Приезжали ко мне и московские диссиденты. Недавно освободившиеся Виктор Давыдов и Кирилл Попов. Приехала Соня Гримм. Муж ее, Юра Гримм, тогда еще сидел. В Тюменской области, можно сказать по соседству с Тобольском. Два лаптя по карте. Навестила Ася Лащивер. Я и Татьяна с ней и ее мужем Рудольфом (в просторечии Рудиком) крепко подружились. Состоялись и другие визиты.
Все бы ничего, да по ночам диспансер закрыт. Вечером двери запираются, дежурный врач совершает обход. Не сидеть же в диспансере! Меня свидание с Татьяной ждет. Есть два пути. Моя палата на втором этаже. Можно выйти через окно палаты на первом этаже, как многие и делают. Но не следует попадаться на глаза дежурным медсестрам. Могут проверить ночью твое наличие в палате. Особой вредностью отличалась одна старушка по кличке Записю. Чуть что не по ней: «Записю, записю». А серьезное нарушение режима содержания приводит к удалению из больницы. Ах, если бы так из тюрьмы прогоняли! К тому же неудобно возвращаться ночью опять через окно палаты. Надо стучаться, поднимать кого-то открыть окно. Пусть и свои люди, но больные. Да еще требуется незаметно проскользнуть к себе. Я пошел другим путем. После обхода крепко связываю несколько покрывал с кроватей. Привязываю к батарее и спускаюсь вниз через окно. Однопалатники на подстраховке. Здание старое, с высокими этажами. Второй этаж эквивалентен обычному третьему. Я в спортивном костюме. Утром двери диспансера открываются, чахоточный люд высыпает во двор. Покурить, размяться. Я незаметно сливаюсь с населением.

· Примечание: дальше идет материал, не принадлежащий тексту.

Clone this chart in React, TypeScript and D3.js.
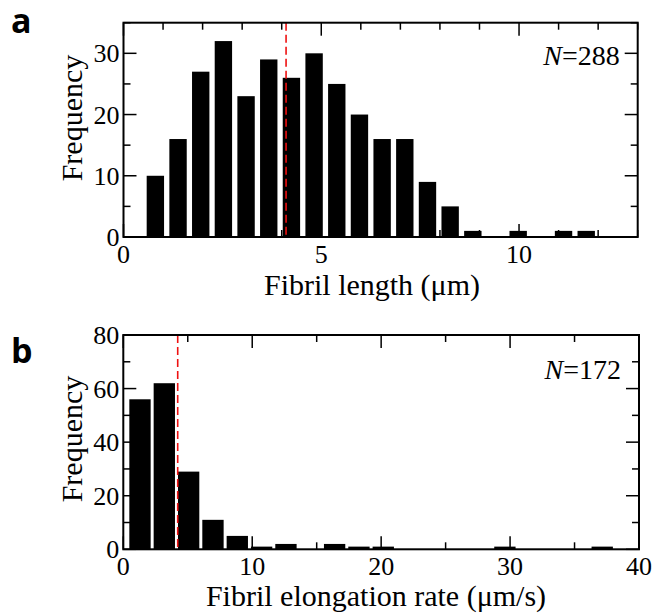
import React from 'react';
import * as d3 from 'd3';

// Panel a: fibril length histogram
const lengthCounts = [10, 16, 27, 32, 23, 29, 26, 30, 25, 20, 16, 16, 9, 5, 1, 0, 1, 0, 1, 1];
const lengthBinStart = 0.519;
const lengthBinWidth = 0.5733;
const lengthMean = 4.11;
const lengthN = 288;
const lengthXTicks = [0, 5, 10];
const lengthYTicks = [0, 10, 20, 30];

// Panel b: elongation rate histogram
const rateCounts = [56, 62, 29, 11, 5, 1, 2, 0, 2, 1, 1, 0, 0, 0, 0, 1, 0, 0, 0, 1];
const rateBinStart = 0.351;
const rateBinWidth = 1.887;
const rateMean = 4.22;
const rateN = 172;
const rateXTicks = [0, 10, 20, 30, 40];
const rateYTicks = [0, 20, 40, 60, 80];

const SERIF = '"Liberation Serif", "Times New Roman", serif';

type PanelProps = {
  letter: string;
  counts: number[];
  binStart: number;
  binWidth: number;
  mean: number;
  n: number;
  xDomain: [number, number];
  yDomain: [number, number];
  xTicks: number[];
  yTicks: number[];
  xMinorStep: number;
  yMinorStep: number;
  box: { left: number; right: number; top: number; bottom: number };
  gap: number;
  xTitle: string;
  titleX: number;
  titleY: number;
  freqY: number;
  letterY: number;
  nY: number;
};

function Panel(p: PanelProps) {
  const { box } = p;
  const x = d3.scaleLinear().domain(p.xDomain).range([box.left, box.right]);
  const y = d3.scaleLinear().domain(p.yDomain).range([box.bottom, box.top]);

  const xMinor = d3.range(p.xDomain[0], p.xDomain[1] + 1e-9, p.xMinorStep)
    .filter(v => !p.xTicks.includes(v));
  const yMinor = d3.range(p.yDomain[0], p.yDomain[1] + 1e-9, p.yMinorStep)
    .filter(v => !p.yTicks.includes(v));

  const major = 13;
  const minor = 7;

  return (
    <g>
      {/* bars */}
      {p.counts.map((c, i) => {
        if (!c) return null;
        const x0 = x(p.binStart + i * p.binWidth);
        const x1 = x(p.binStart + (i + 1) * p.binWidth);
        return (
          <rect key={i} x={x0 + p.gap / 2} width={x1 - x0 - p.gap}
            y={y(c)} height={y(0) - y(c)} fill="#000" />
        );
      })}

      {/* mean line */}
      <line x1={x(p.mean)} x2={x(p.mean)} y1={box.top} y2={box.bottom}
        stroke="#ee1111" strokeWidth={1.6} strokeDasharray="8,4" />

      {/* ticks, inward on all sides */}
      {p.xTicks.concat(xMinor).map(v => {
        const len = p.xTicks.includes(v) ? major : minor;
        return (
          <g key={'x' + v} stroke="#000" strokeWidth={1.5}>
            <line x1={x(v)} x2={x(v)} y1={box.bottom} y2={box.bottom - len} />
            <line x1={x(v)} x2={x(v)} y1={box.top} y2={box.top + len} />
          </g>
        );
      })}
      {p.yTicks.concat(yMinor).map(v => {
        const len = p.yTicks.includes(v) ? major : minor;
        return (
          <g key={'y' + v} stroke="#000" strokeWidth={1.5}>
            <line x1={box.left} x2={box.left + len} y1={y(v)} y2={y(v)} />
            <line x1={box.right} x2={box.right - len} y1={y(v)} y2={y(v)} />
          </g>
        );
      })}

      {/* frame */}
      <rect x={box.left} y={box.top} width={box.right - box.left} height={box.bottom - box.top}
        fill="none" stroke="#000" strokeWidth={2} />

      {/* tick labels */}
      {p.xTicks.map(v => (
        <text key={'xl' + v} x={x(v)} y={box.bottom + 26} textAnchor="middle"
          fontFamily={SERIF} fontSize={26}>{v}</text>
      ))}
      {p.yTicks.map(v => (
        <text key={'yl' + v} x={box.left - 4} y={y(v)} dy="0.35em" textAnchor="end"
          fontFamily={SERIF} fontSize={26}>{v}</text>
      ))}

      {/* titles */}
      <text x={p.titleX} y={p.titleY} textAnchor="middle" fontFamily={SERIF} fontSize={30}>
        {p.xTitle}
      </text>
      <text transform={`translate(82,${p.freqY}) rotate(-90)`} textAnchor="middle"
        fontFamily={SERIF} fontSize={30}>Frequency</text>

      <text x={box.right - 18} y={p.nY} textAnchor="end" fontFamily={SERIF} fontSize={28}>
        <tspan fontStyle="italic">N</tspan>={p.n}
      </text>

      <text x={11} y={p.letterY} fontFamily='"Open Sans", "Noto Sans", sans-serif'
        fontWeight="bold" fontSize={34}>{p.letter}</text>
    </g>
  );
}

export default function App() {
  return (
    <svg width={654} height={616} style={{ display: 'block', position: 'absolute', left: 0, top: 0, background: '#fff' }}>
      <Panel
        letter="a"
        counts={lengthCounts}
        binStart={lengthBinStart}
        binWidth={lengthBinWidth}
        mean={lengthMean}
        n={lengthN}
        xDomain={[0, 13]}
        yDomain={[0, 35]}
        xTicks={lengthXTicks}
        yTicks={lengthYTicks}
        xMinorStep={1}
        yMinorStep={5}
        box={{ left: 123.5, right: 637.7, top: 22.7, bottom: 237 }}
        gap={5.3}
        xTitle="Fibril length (μm)"
        titleX={372}
        titleY={295}
        freqY={118}
        letterY={33}
        nY={65}
      />
      <Panel
        letter="b"
        counts={rateCounts}
        binStart={rateBinStart}
        binWidth={rateBinWidth}
        mean={rateMean}
        n={rateN}
        xDomain={[0, 40]}
        yDomain={[0, 80]}
        xTicks={rateXTicks}
        yTicks={rateYTicks}
        xMinorStep={5}
        yMinorStep={10}
        box={{ left: 123.3, right: 639, top: 335, bottom: 549.3 }}
        gap={3}
        xTitle="Fibril elongation rate (μm/s)"
        titleX={376}
        titleY={606}
        freqY={439}
        letterY={363}
        nY={379}
      />
    </svg>
  );
}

Досаждала еще так называемая «трудотерапия». Придумают же поганое словечко! Заключалась она в мелких трудах по больнице. Убрать что-то, дворик подмести и т. п. Вроде бы не обязаловка, но на уклонистов администрация смотрит косо. У меня трудотерапия прочно ассоциировалась с так называемым «общественно-полезным трудом» на зоне. Например, тот же дворик подмести. Для отрицаловки такие работы западло. Если взял метлу в руки, автоматически переходишь в мужицкую масть. В сущности, отношение к такому труду есть водораздел между братвой и мужиками. Именно за отказ от «общественно-полезного труда» (кому полезного?) многие попадают на кичу. Естественно, я от трудотерапии отказался. Мол, такой метод лечения мне не подходит. Главврачу очень отказ не понравился. В конце концов, он совместно с Записю обнаружил как-то ночью недостачу. Меня в диспансере не было. На следующий день оформили документы на выписку. Вот еще один пример того, как воля становится продолжением тюрьмы. А тюрьма продолжением воли. Недаром зеки говорят о зонах маленькой и большой.